Стремление догнать и перегнать Запад и Америку в особенности привело к тому, что заимствования и копирование иностранных образцов распространились и на государственном уровне. Хотя у архитектуры 1930-х, у непостроенного Дворца Советов и построенных уже после войны московских высоток и павильонов ВДНХ совсем другие смыслы и история, но среди нью-йоркских небоскребов или европейских особняков можно найти им аналоги. Иногда к ар-деко относят и некоторые станции московского метро, где тоже часто используется металл, цветное стекло, есть архаические мотивы в архитектурных деталях.

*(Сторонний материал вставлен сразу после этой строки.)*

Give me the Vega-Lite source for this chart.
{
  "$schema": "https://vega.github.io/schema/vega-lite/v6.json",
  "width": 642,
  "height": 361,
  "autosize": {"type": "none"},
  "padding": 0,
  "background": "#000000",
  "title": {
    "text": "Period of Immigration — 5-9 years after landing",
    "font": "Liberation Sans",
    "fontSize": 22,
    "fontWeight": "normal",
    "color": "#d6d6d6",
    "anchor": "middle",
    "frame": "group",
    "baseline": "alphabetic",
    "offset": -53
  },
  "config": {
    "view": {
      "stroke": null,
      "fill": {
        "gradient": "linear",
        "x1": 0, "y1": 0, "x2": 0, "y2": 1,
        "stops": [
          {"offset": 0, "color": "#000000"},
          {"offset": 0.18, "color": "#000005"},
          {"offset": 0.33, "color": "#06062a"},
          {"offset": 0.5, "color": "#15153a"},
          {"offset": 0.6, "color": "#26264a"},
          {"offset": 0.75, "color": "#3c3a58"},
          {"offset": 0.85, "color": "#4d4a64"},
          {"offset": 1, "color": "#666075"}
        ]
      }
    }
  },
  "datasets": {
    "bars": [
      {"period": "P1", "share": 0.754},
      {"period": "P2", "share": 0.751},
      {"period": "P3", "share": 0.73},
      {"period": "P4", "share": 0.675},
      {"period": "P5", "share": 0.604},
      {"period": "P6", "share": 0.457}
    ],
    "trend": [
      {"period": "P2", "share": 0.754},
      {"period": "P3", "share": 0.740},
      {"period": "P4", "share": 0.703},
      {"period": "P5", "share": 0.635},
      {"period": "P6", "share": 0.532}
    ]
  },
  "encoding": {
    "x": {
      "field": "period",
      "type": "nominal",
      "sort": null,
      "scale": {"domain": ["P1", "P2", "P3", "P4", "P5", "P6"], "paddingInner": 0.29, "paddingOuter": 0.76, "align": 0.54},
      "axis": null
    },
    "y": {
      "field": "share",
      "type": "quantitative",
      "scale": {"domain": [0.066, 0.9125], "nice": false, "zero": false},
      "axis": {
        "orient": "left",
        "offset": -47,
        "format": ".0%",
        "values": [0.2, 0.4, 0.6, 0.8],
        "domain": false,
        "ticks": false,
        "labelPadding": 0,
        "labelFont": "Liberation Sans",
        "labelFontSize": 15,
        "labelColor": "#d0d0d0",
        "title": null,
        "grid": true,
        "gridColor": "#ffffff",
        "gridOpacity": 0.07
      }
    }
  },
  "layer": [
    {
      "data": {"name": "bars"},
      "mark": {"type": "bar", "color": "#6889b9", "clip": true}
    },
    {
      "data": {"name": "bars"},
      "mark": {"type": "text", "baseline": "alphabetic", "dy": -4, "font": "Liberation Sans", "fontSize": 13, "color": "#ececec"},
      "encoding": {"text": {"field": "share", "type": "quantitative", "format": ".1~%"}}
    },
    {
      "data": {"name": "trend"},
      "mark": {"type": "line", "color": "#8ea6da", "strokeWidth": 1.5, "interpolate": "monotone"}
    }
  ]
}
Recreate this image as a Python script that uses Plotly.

Конец ар-деко, как и конец ар-нуво, был связан с мировой войной, но теперь уже Второй. Закат начался уже раньше: Великая депрессия и рост социальной напряженности, установление тоталитарных режимов в Европе, новый виток национализма — все это повышало градус государственной пропаганды, а значит, в архитектуре коммерчески ориентированный стиль ар-деко постепенно уступал место помпезным и агрессивным версиям неоклассики. Примеры можно было снова увидеть на выставке в Париже в 1937 году.
Противостояние СССР и Третьего рейха на выставке было оформлено расположенными друг напротив друга павильонами — одинаково стремящимися кверху зданиями-постаментами. Германский был ближе к неоклассике, на нем был установлен орел. У советского павильона архитектурная часть по проекту Бориса Иофана своими резкими уступами немного напоминала нью-йоркский небоскреб. А статуя Веры Мухиной «Рабочий и колхозница» была выполнена вполне в духе социалистического реализма, опиравшегося на эталоны искусства XIX века. Реплику павильона и восстановленную скульптуру можно наблюдать сегодня у входа на ВДНХ. Но в стороне не оставались и другие. Например, дворец Шайо — комплекс, построенный к выставке французскими архитекторами — напоминает одновременно и нацистскую архитектуру Альберта Шпеера, и московскую Библиотеку имени Ленина Владимира Щуко и Владимира Гельфрейха.
А в 1960-х ар-деко открывают снова. Успехи европейского и американского дизайна после Второй мировой заставляют обратиться к его истокам. В 1966 году в Музее декоративного искусства в Париже прошла выставка «25-е годы: ар-деко, Баухаус, де стейл, эспри нуво», обозначавшая четыре главных направления в дизайне того времени. Куратор выставки Ивон Брунхаммер тем самым установила паритет между более коммерческим ар-деко и иконами модернизма. О модернизме я подробнее расскажу в одной из следующих лекций, но пока что важно сказать, что устоявшееся мнение относило модернистские направления скорее к разряду высокого искусства. Теперь же Брунхаммер объявила все 1920-е годы зоной одной эстетической реальности, представленной в разных вариациях. Ар-деко с тех пор стабильно занимает одно из первых мест по продажам и на мировых аукционах, и на блошиных рынках. Что вполне объяснимо, ведь это не только красивые вещи, но и самые старые из эпохи массового производства, то есть в них есть идеальное для коллекционирования сочетание распространенности и элитарности.
Эстетика ар-деко прочно вошла в арсенал архитекторов и дизайнеров, стремящихся создать у потребителя ощущение избранности, хотя уже вряд ли к этому присоединяются провокационность, эпатаж и рискованное поведение.